3.28.2007

what I like


I don’t know a lot about art. I haven’t studied it, I don’t often go to museums and when I do, I don’t really know what I’m looking for. And though I’m loathe to admit it, though I myself cringe when I hear other philistines say it: I know what I like. It sounds so perfectly inane, so uninformed, so ignorant. And it is. I admittedly lack the vocabulary, the study, everything else to explain why I seem to have a visceral reaction to something on the wall. Makes me want it on my own, want to look at it all the time, want to know the story behind the image.

The same is true with me with wine and coffee. I don’t know why I like something, but when it’s good, I’m going to pour myself another. The cat won’t get any leftover cream from what I’ve allotted a pot. I might feel that third glass of wine in the morning. I make my choices based on some rudimentary knowledge, a handful of mnemonics and loose associations. I’m mostly driven by instinct, and usually it pays off.

In the morning it’s Rwanda coffee. That is, coffee I pick up from Ritual on Valencia, ground for the French press I employ in the morning with the directions of a brewing guide from Stumptown in Portland. The only way I remember the coffee I like is that I know I feel oddly conflicted about it. Rwanda. There’s bad things happening there. Where does this coffee really come from? Am I somehow supporting genocide with my coffee? I go to Ritual every Sunday, remind myself that some question will go up, and I’ll remember it’s not the Kenya I like. If there was a Darfur blend available, my mnemonic would fail and I buy that one.

At night, I’ve been pouring Cotes du Rhone. I know. I know I’m supposed to list vintages and geography and everything and anything else I’m supposed to know. But I don’t know it. I can’t commit those things to memory, even though I’m damn good at Trivial Pursuit and I often have the chance to feel a palpable sense of pride when I get the final Jeopardy clue and the actual contestants on TV miss it.

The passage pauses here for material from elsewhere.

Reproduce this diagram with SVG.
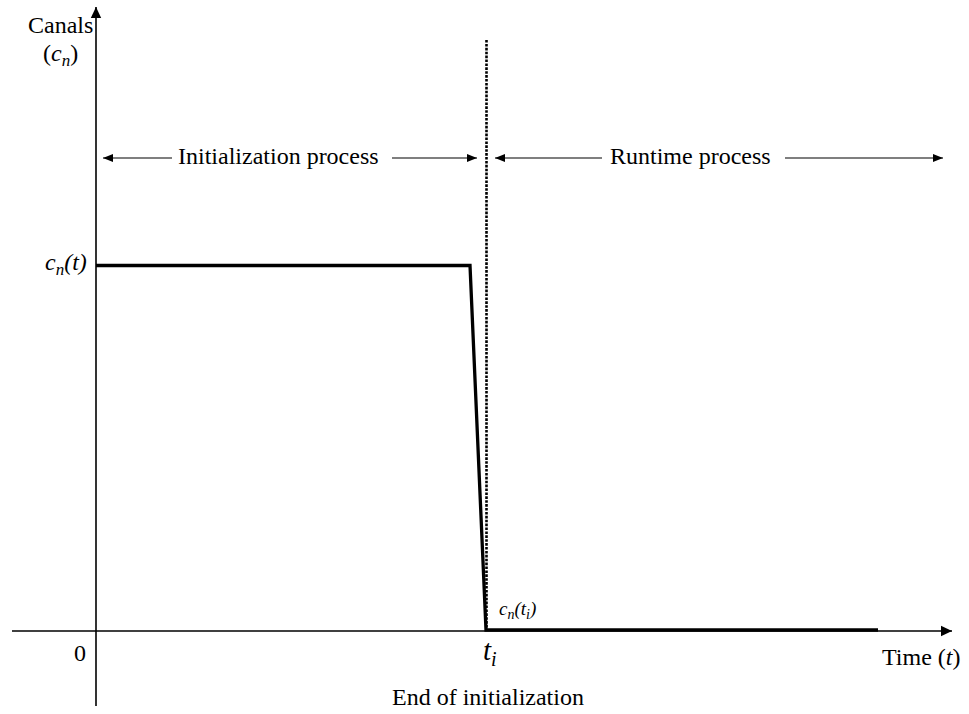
<svg xmlns="http://www.w3.org/2000/svg" width="969" height="714" viewBox="0 0 969 714">
  <style>
    .lbl { font-size: 24px; }
    .it { font-style: italic; }
    .axis { stroke: #000; stroke-width: 1.6; fill: none; }
    .span { stroke: #000; stroke-width: 1.2; fill: none; }
    .signal { stroke: #000; stroke-width: 3.3; fill: none; stroke-linejoin: miter; }
    .marker-line { stroke: #000; stroke-width: 2.6; stroke-dasharray: 2.6 1.3; fill: none; }
  </style>
  <defs>
    <marker id="axisHead" markerUnits="userSpaceOnUse" markerWidth="12" markerHeight="12" viewBox="0 0 12 12" refX="11" refY="6" orient="auto">
      <path d="M0,0.8 L11,6 L0,11.2 Z" fill="#000"/>
    </marker>
    <marker id="spanHead" markerUnits="userSpaceOnUse" markerWidth="11" markerHeight="9" viewBox="0 0 11 9" refX="10" refY="4.5" orient="auto-start-reverse">
      <path d="M0,0.6 L10,4.5 L0,8.4 Z" fill="#000"/>
    </marker>
  </defs>

  <!-- axes -->
  <g id="axes">
    <line class="axis" x1="96" y1="706" x2="96" y2="7" marker-end="url(#axisHead)"/>
    <line class="axis" x1="12" y1="631" x2="952" y2="631" marker-end="url(#axisHead)"/>
  </g>

  <!-- end-of-initialization boundary -->
  <g id="boundary">
    <line class="marker-line" x1="486.5" y1="40" x2="486.5" y2="631"/>
  </g>

  <!-- channel count over time -->
  <g id="signal">
    <polyline class="signal" points="96,265.5 470,265.5 486,630 878,630"/>
  </g>

  <!-- phase spans -->
  <g id="connectors">
    <line class="span" x1="103" y1="158" x2="172" y2="158" marker-start="url(#spanHead)"/>
    <line class="span" x1="392" y1="158" x2="477" y2="158" marker-end="url(#spanHead)"/>
    <line class="span" x1="495" y1="158" x2="602" y2="158" marker-start="url(#spanHead)"/>
    <line class="span" x1="785" y1="158" x2="943" y2="158" marker-end="url(#spanHead)"/>
  </g>

  <g font-family="'Liberation Serif', 'Times New Roman', Times, serif" fill="#000">
    <g id="phase-init">
      <text class="lbl" x="178" y="164">Initialization process</text>
    </g>
    <g id="phase-runtime">
      <text class="lbl" x="610" y="164">Runtime process</text>
    </g>

    <!-- axis labels -->
    <g id="y-label">
      <text class="lbl" x="28" y="33">Canals</text>
      <text class="lbl" x="43" y="61">(<tspan class="it">c</tspan><tspan class="it" font-size="17" dy="5">n</tspan><tspan dy="-5">)</tspan></text>
    </g>
    <g id="level-label">
      <text class="lbl it" x="45" y="270">c<tspan font-size="17" dy="5">n</tspan><tspan dy="-5">(t)</tspan></text>
    </g>
    <g id="origin-label">
      <text class="lbl" x="74" y="661">0</text>
    </g>
    <g id="x-label">
      <text class="lbl" x="882" y="665">Time (<tspan class="it">t</tspan>)</text>
    </g>
    <g id="ti-label">
      <text class="it" font-size="29" x="483" y="660">t<tspan font-size="20" dy="6">i</tspan></text>
    </g>
    <g id="cnti-label">
      <text class="it" font-size="19" x="499" y="615">c<tspan font-size="14" dy="4">n</tspan><tspan dy="-4">(t</tspan><tspan font-size="14" dy="4">i</tspan><tspan dy="-4">)</tspan></text>
    </g>
    <g id="end-label">
      <text class="lbl" x="392" y="705">End of initialization</text>
    </g>
  </g>
</svg>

I’m not sure how to start learning. I always thought I would learn by exposure, by osmosis. But it isn’t taking. For now, I’m relying on instinct, because, well, I know what I like.

3.06.2007

beautiful disaster



In Portland, when I was at a loss for what to have for dinner, I always knew I could count on a lovely, complementary combination: chicken satay and salad rolls. In my last few months in town, I began an informal survey of sorts, finding the best skewered chicken, the freshest, snappiest salad rolls and a peanut sauce that the two handheld delights would share. Since moving here, I’ve found one great satay specimen after another, but the salad rolls, well, they have been a little more elusive. So I decided to try my own hand at them.

Just three blocks to me is another country. I’m even more of a minority there in this already minority-majority city. At 5’3, I’m tall and speaking only English, Russian and Spanish, I can’t understand a word. From what I understand Clement St is the real Chinatown of San Francisco. Monterey Park to Los Angeles’ downtown pagodas and wishing fountains.

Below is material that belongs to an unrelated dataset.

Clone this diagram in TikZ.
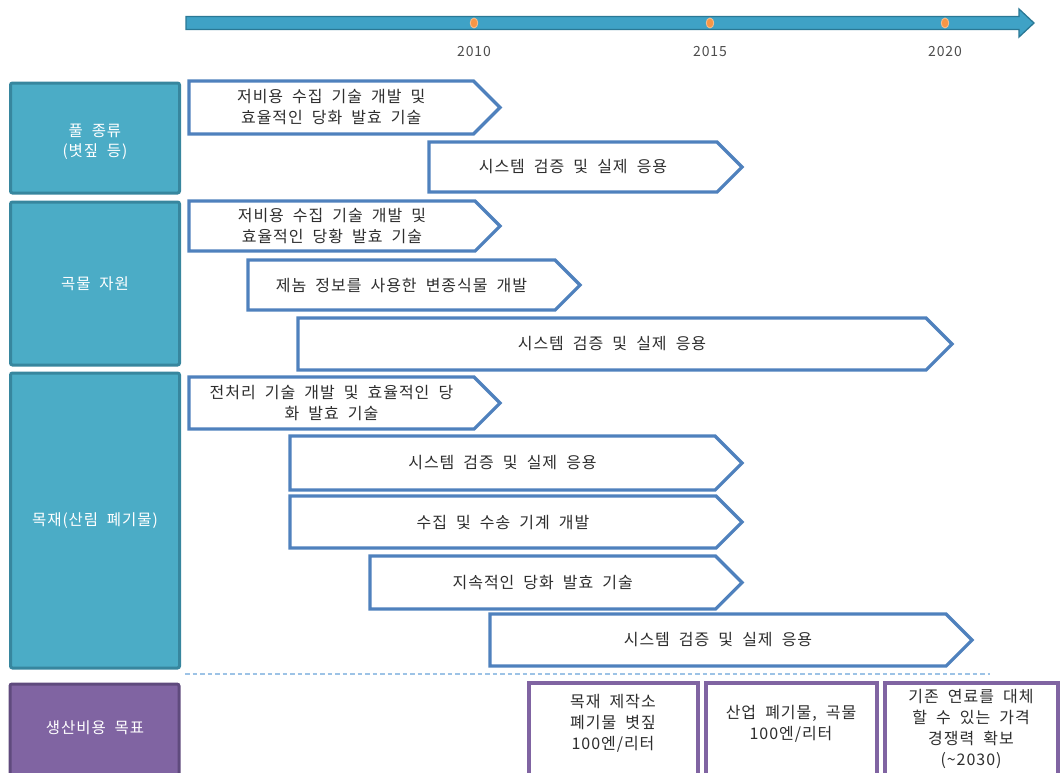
\documentclass[tikz,border=0pt]{standalone}
\usepackage{fontspec}
\setmainfont{Noto Sans CJK KR}[LetterSpace=6,WordSpace=2]
\definecolor{catfill}{HTML}{4BACC6}
\definecolor{catdraw}{HTML}{37869E}
\definecolor{arrdraw}{HTML}{4F81BD}
\definecolor{goalfill}{HTML}{8064A2}
\definecolor{goaldraw}{HTML}{5F4A7D}
\definecolor{txt}{HTML}{2E2E2E}
\definecolor{barfill}{HTML}{3FA2C6}
\definecolor{bardraw}{HTML}{2A7895}
\definecolor{dotfill}{HTML}{F79646}
\definecolor{dashcol}{HTML}{9DC3E6}
\newcommand\tlarr[6]{%
  \draw[arr] (#2,#3) -- ({#4-(#5-#3)/2},#3) -- (#4,{(#3+#5)/2}) -- ({#4-(#5-#3)/2},#5) -- (#2,#5) -- cycle;
  \node[arrtext] (#1) at ({(#2+#4-(#5-#3)/2)/2},{(#3+#5)/2}) {#6};
}
\begin{document}
\begin{tikzpicture}[x=1pt,y=-1pt,
  catbox/.style={draw=catdraw,fill=catfill,line width=3pt,rounded corners=2pt,inner sep=0pt},
  cattext/.style={text=white,font=\fontsize{15.5}{20}\selectfont,align=center},
  arr/.style={draw=arrdraw,fill=white,line width=3.2pt,line join=miter},
  arrtext/.style={text=txt,font=\fontsize{16}{21}\selectfont,align=center,inner sep=0pt},
  goalbox/.style={draw=goaldraw,fill=goalfill,line width=3pt,rounded corners=2pt},
  aimbox/.style={draw=goalfill,fill=white,line width=3.2pt},
  aimtext/.style={text=txt,font=\fontsize{16}{21}\selectfont,align=center,inner sep=0pt},
  year/.style={text=txt!85,font=\fontsize{14}{16}\selectfont,inner sep=0pt},
  tick/.style={fill=dotfill,draw=dotfill!60!white,line width=0.8pt}
]
\useasboundingbox (0,0) rectangle (1060,772);
\clip (0,0) rectangle (1060,772);

% timeline
\draw[fill=barfill,draw=bardraw,line width=1.3pt,line join=miter]
  (186,16.5) -- (1019,16.5) -- (1019,9) -- (1034,23) -- (1019,37) -- (1019,29.5) -- (186,29.5) -- cycle;
\foreach \xx/\yy in {474/2010,710/2015,945/2020}{
  \draw[tick] (\xx,23) ellipse (3.8pt and 5pt);
  \node[year] (y\yy) at (\xx,52) {\yy};
}

% category boxes
\node[catbox,minimum width=169pt,minimum height=110pt] (c1) at (95,138) {};
\node[cattext] (c1t) at (95,142) {풀 종류\\(볏짚 등)};
\node[catbox,minimum width=169pt,minimum height=163pt] (c2) at (95,283.5) {};
\node[cattext] (c2t) at (95,284) {곡물 자원};
\node[catbox,minimum width=169pt,minimum height=295pt] (c3) at (95,520.5) {};
\node[cattext] (c3t) at (95,521) {목재(산림 폐기물)};
\draw[goalbox] (10,684) rectangle (179,800);
\node[cattext] (c4t) at (95,728) {생산비용 목표};

% arrows
\tlarr{a1}{189}{81}{500}{134}{저비용 수집 기술 개발 및\\효율적인 당화 발효 기술}
\tlarr{a2}{429}{142}{742}{192}{시스템 검증 및 실제 응용}
\tlarr{a3}{189}{201}{500}{251}{저비용 수집 기술 개발 및\\효율적인 당황 발효 기술}
\tlarr{a4}{248}{260}{580}{310}{제놈 정보를 사용한 변종식물 개발}
\tlarr{a5}{298}{318}{952}{370}{시스템 검증 및 실제 응용}
\tlarr{a6}{189}{377}{500}{429}{전처리 기술 개발 및 효율적인 당\\화 발효 기술}
\tlarr{a7}{290}{436}{742}{490}{시스템 검증 및 실제 응용}
\tlarr{a8}{290}{496}{742}{548}{수집 및 수송 기계 개발}
\tlarr{a9}{370}{556}{742}{609}{지속적인 당화 발효 기술}
\tlarr{a10}{490}{614}{972}{666}{시스템 검증 및 실제 응용}

% separator
\draw[dashcol,line width=1.2pt,dash pattern=on 4.5pt off 3pt] (185,674) -- (990,674);

% goal boxes
\draw[aimbox] (529,683) rectangle (698,800);
\node[aimtext] (g1) at (613,723.5) {목재 제작소\\폐기물 볏짚\\100엔/리터};
\draw[aimbox] (706,683) rectangle (877,800);
\node[aimtext] (g2) at (791,724) {산업 폐기물, 곡물\\100엔/리터};
\draw[aimbox] (885,683) rectangle (1058,800);
\node[aimtext] (g3) at (971,729) {기존 연료를 대체\\할 수 있는 가격\\경쟁력 확보\\(\textasciitilde2030)};
\end{tikzpicture}
\end{document}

Shopping there is a bit of an adventure. I feel like I’m taking a risk by buying shrimp that aren’t protected behind a glass case, or that I’m making the wrong choice of one kind of rice noodle from an infinite array. I’m all for choice in the marketplace, but I’ll never understand why there is an entire row dedicated solely to two kinds of noodle: rice and wheat.

I finally pulled myself away from the very, very exciting candy aisle at the market there (the big one on 8th and Clement) where so many cute cartoons beckoned me to try any and every candy there. With a big bag of fresh ingredients ($15.80!), I headed home.



It didn’t take me too long into the prep work to realize why I’ve been so hesitant to really do some hard-core cooking in my kitchen. I thought it was just the electric stove with just one big burner that was holding me back, but it turns out there’s something else amiss. I have great granite counters. Four of them. Each about 1.5 feet wide going 3 feet back. Nowhere to just sit and cut and prep. This is a problem. Still, I kept on.

I made stations. One for the soaking, draining, cooking and draining of rice noodles, a place to pluck, rinse and spin the herbs, another spot doubled as a red-pepper chopping/ rice paper soaking station and then, finally the shrimp cooking in ginger and garlic on the stove.

It was an awkward dance made more awkward by an obese cat spurred by the smell of fresh shrimp to weave figure eights around my ankles.



Finally, with all the ingredients at the ready, I laid a sticky slippery round of rice paper on a plate, lined up two shrimp, then piled on thai basil, cilantro, mint, a couple sticks of red pepper, bean sprouts, and a healthy bunch of rice noodle. I delicately pulled, folded and plied the paper over and around the little heap. Flipped it over, and well, I had something. It was certainly not the most elegant salad roll, but I found something endearing in its lopsided looseness.

I’d make them again, and I’d do it soon. I have a fridge full of fresh ingredients, a few ideas on how to make them even better (mango shrimp rolls? Dash of lime? Jicama?). Inspiration has struck, even though my kitchen may not yet accommodate me.